Von Vagabunden zu Hofstaat: Die Anfänge und der gesellschaftliche Status
Die frühesten Formen organisierter Schauspielerei, insbesondere in Europa, waren oft eng mit Wanderbühnen und Jahrmärkten verbunden. Stell dir vor: Eine kleine Gruppe von Künstlern, die mit wenigen Requisiten durch Lande zieht, um die Menschen mit Komödien, Possen oder Dramen zu unterhalten. Dieses Leben war hart und die soziale Stellung oft prekär. Fahrende Schauspielertruppen galten im 18. Jahrhundert in Deutschland nicht selten als „sittenloses Gesindel“, da sie keinen festen Stand hatten und oft außerhalb der etablierten gesellschaftlichen Normen agierten.
Ein prägnantes Beispiel für den Kampf um Anerkennung liefert die Geschichte von Caroline Neuber, der sogenannten Neuberin, im 18. Jahrhundert.
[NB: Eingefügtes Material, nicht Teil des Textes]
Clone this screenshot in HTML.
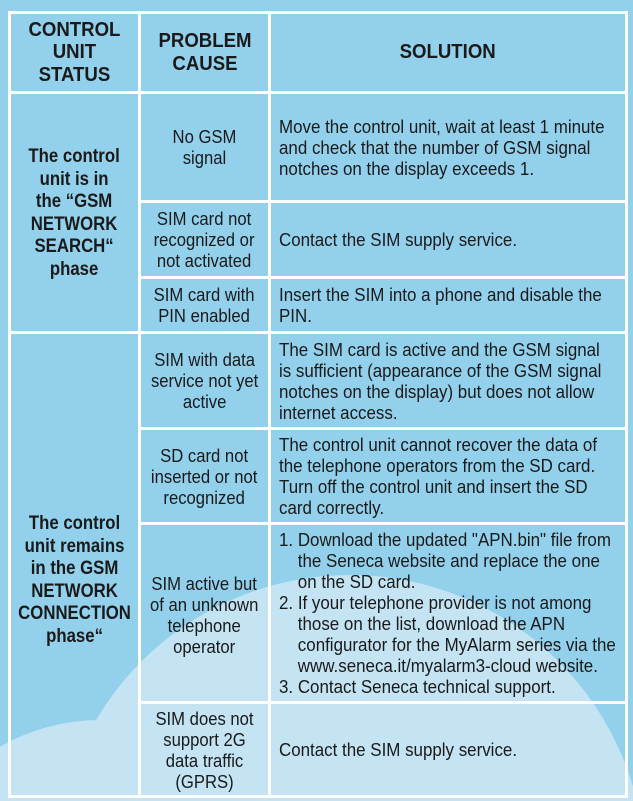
<!DOCTYPE html>
<html><head><meta charset="utf-8"><style>
html,body{margin:0;padding:0;width:633px;height:801px;overflow:hidden}
body{position:relative;background:#92d0ec;font-family:"Liberation Sans",Arial,sans-serif;color:#1a1a1a}
.l{position:absolute;background:#fff}
.c{position:absolute;display:flex;align-items:center;justify-content:center;overflow:visible}
.c span{display:block;white-space:nowrap;font-size:18.5px;line-height:21px;transform:scaleX(.9);text-align:center}
.c.h span{font-weight:bold;font-size:20px;line-height:22.5px;transform:scaleX(.93)}
.c.b span{font-weight:bold;font-size:19.5px;line-height:22.5px;transform:scaleX(.86)}
.c.s{justify-content:flex-start}
.c.s span{text-align:left;transform-origin:left center;transform:scaleX(.915)}
</style></head><body>
<svg width="633" height="801" style="position:absolute;left:0;top:0;overflow:hidden">
<g fill="#c4e3f3">
<circle cx="350" cy="870" r="295"/>
<circle cx="100" cy="920" r="200"/>
</g>
</svg>
<div class="l" style="left:8px;top:11px;width:620px;height:3px"></div>
<div class="l" style="left:8px;top:91px;width:620px;height:3px"></div>
<div class="l" style="left:8px;top:331px;width:620px;height:3px"></div>
<div class="l" style="left:8px;top:795px;width:620px;height:3px"></div>
<div class="l" style="left:139px;top:200px;width:489px;height:3px"></div>
<div class="l" style="left:139px;top:276px;width:489px;height:3px"></div>
<div class="l" style="left:139px;top:427px;width:489px;height:3px"></div>
<div class="l" style="left:139px;top:522px;width:489px;height:3px"></div>
<div class="l" style="left:139px;top:701px;width:489px;height:3px"></div>
<div class="l" style="left:8px;top:11px;width:3px;height:787px"></div>
<div class="l" style="left:138px;top:11px;width:3px;height:787px"></div>
<div class="l" style="left:268px;top:11px;width:3px;height:787px"></div>
<div class="l" style="left:625px;top:11px;width:3px;height:787px"></div>

<div class="c h" style="left:11px;top:14px;width:127px;height:77px"><span>CONTROL<br>UNIT<br>STATUS</span></div>
<div class="c h" style="left:141px;top:14px;width:127px;height:77px"><span>PROBLEM<br>CAUSE</span></div>
<div class="c h" style="left:271px;top:14px;width:354px;height:77px"><span>SOLUTION</span></div>

<div class="c b" style="left:11px;top:94px;width:127px;height:237px"><span>The control<br>unit is in<br>the “GSM<br>NETWORK<br>SEARCH“<br>phase</span></div>
<div class="c b" style="left:11px;top:334px;width:127px;height:461px"><span style="margin-top:30px">The control<br>unit remains<br>in the GSM<br>NETWORK<br>CONNECTION<br>phase“</span></div>

<div class="c" style="left:141px;top:94px;width:127px;height:106px"><span>No GSM<br>signal</span></div>
<div class="c" style="left:141px;top:203px;width:127px;height:73px"><span>SIM card not<br>recognized or<br>not activated</span></div>
<div class="c" style="left:141px;top:279px;width:127px;height:52px"><span>SIM card with<br>PIN enabled</span></div>
<div class="c" style="left:141px;top:334px;width:127px;height:93px"><span>SIM with data<br>service not yet<br>active</span></div>
<div class="c" style="left:141px;top:430px;width:127px;height:92px"><span>SD card not<br>inserted or not<br>recognized</span></div>
<div class="c" style="left:141px;top:525px;width:127px;height:176px"><span style="margin-top:4px">SIM active but<br>of an unknown<br>telephone<br>operator</span></div>
<div class="c" style="left:141px;top:704px;width:127px;height:91px"><span>SIM does not<br>support 2G<br>data traffic<br>(GPRS)</span></div>

<div class="c s" style="left:279px;top:94px;width:346px;height:106px"><span>Move the control unit, wait at least 1 minute<br>and check that the number of GSM signal<br>notches on the display exceeds 1.</span></div>
<div class="c s" style="left:279px;top:203px;width:346px;height:73px"><span>Contact the SIM supply service.</span></div>
<div class="c s" style="left:279px;top:279px;width:346px;height:52px"><span>Insert the SIM into a phone and disable the<br>PIN.</span></div>
<div class="c s" style="left:279px;top:334px;width:346px;height:93px"><span>The SIM card is active and the GSM signal<br>is sufficient (appearance of the GSM signal<br>notches on the display) but does not allow<br>internet access.</span></div>
<div class="c s" style="left:279px;top:430px;width:346px;height:92px"><span>The control unit cannot recover the data of<br>the telephone operators from the SD card.<br>Turn off the control unit and insert the SD<br>card correctly.</span></div>
<div class="c s" style="left:279px;top:525px;width:346px;height:176px"><span>1. Download the updated "APN.bin" file from<br>&nbsp;&nbsp;&nbsp;&nbsp;the Seneca website and replace the one<br>&nbsp;&nbsp;&nbsp;&nbsp;on the SD card.<br>2. If your telephone provider is not among<br>&nbsp;&nbsp;&nbsp;&nbsp;those on the list, download the APN<br>&nbsp;&nbsp;&nbsp;&nbsp;configurator for the MyAlarm series via the<br>&nbsp;&nbsp;&nbsp;&nbsp;www.seneca.it/myalarm3-cloud website.<br>3. Contact Seneca technical support.</span></div>
<div class="c s" style="left:279px;top:704px;width:346px;height:91px"><span>Contact the SIM supply service.</span></div>
</body></html>
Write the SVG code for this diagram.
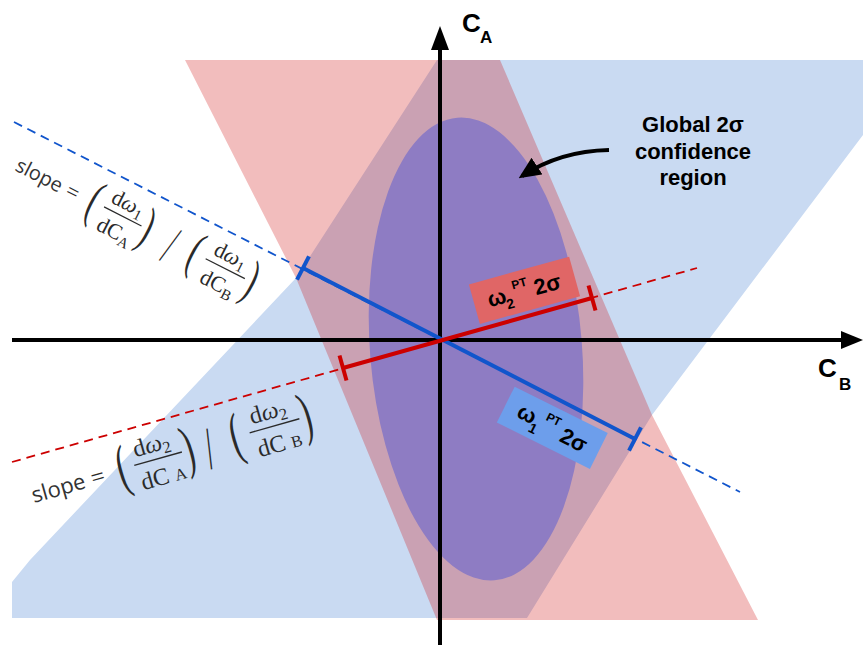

Sie revolutionierte das deutsche Theater, indem sie sich für eine künstlerische Ausbildung, feste Gehälter und einen bürgerlichen Anspruch des Repertoires starkmachte. Ihr Kampf gegen die überaus populäre, aber derbe Figur des Hanswursts zeigt den Versuch, die Kunstform zu adeln und von der reinen Jahrmarktsunterhaltung zu distanzieren. Solche Reformen waren oft nötig, um dem Leben der Schauspielertruppen einen würdigeren Rahmen zu geben.
In England erlebte das elisabethanische Theater eine ähnliche, wenn auch schnellere Professionalisierung. Aus anfänglich erwerbslosen Bürgern, die sich mit professionellen Künstlern zusammentaten, entstanden ab dem späten 16. Jahrhundert feste Theaterhäuser wie das berühmte Globe. Diese Truppen genossen oft die Schirmherrschaft eines Adligen, was ihnen Schutz und eine gewisse Legitimität verschaffte. Das Publikum war hier bemerkenswert gemischt und umfasste alle sozialen Schichten, was für die damalige Zeit ungewöhnlich war.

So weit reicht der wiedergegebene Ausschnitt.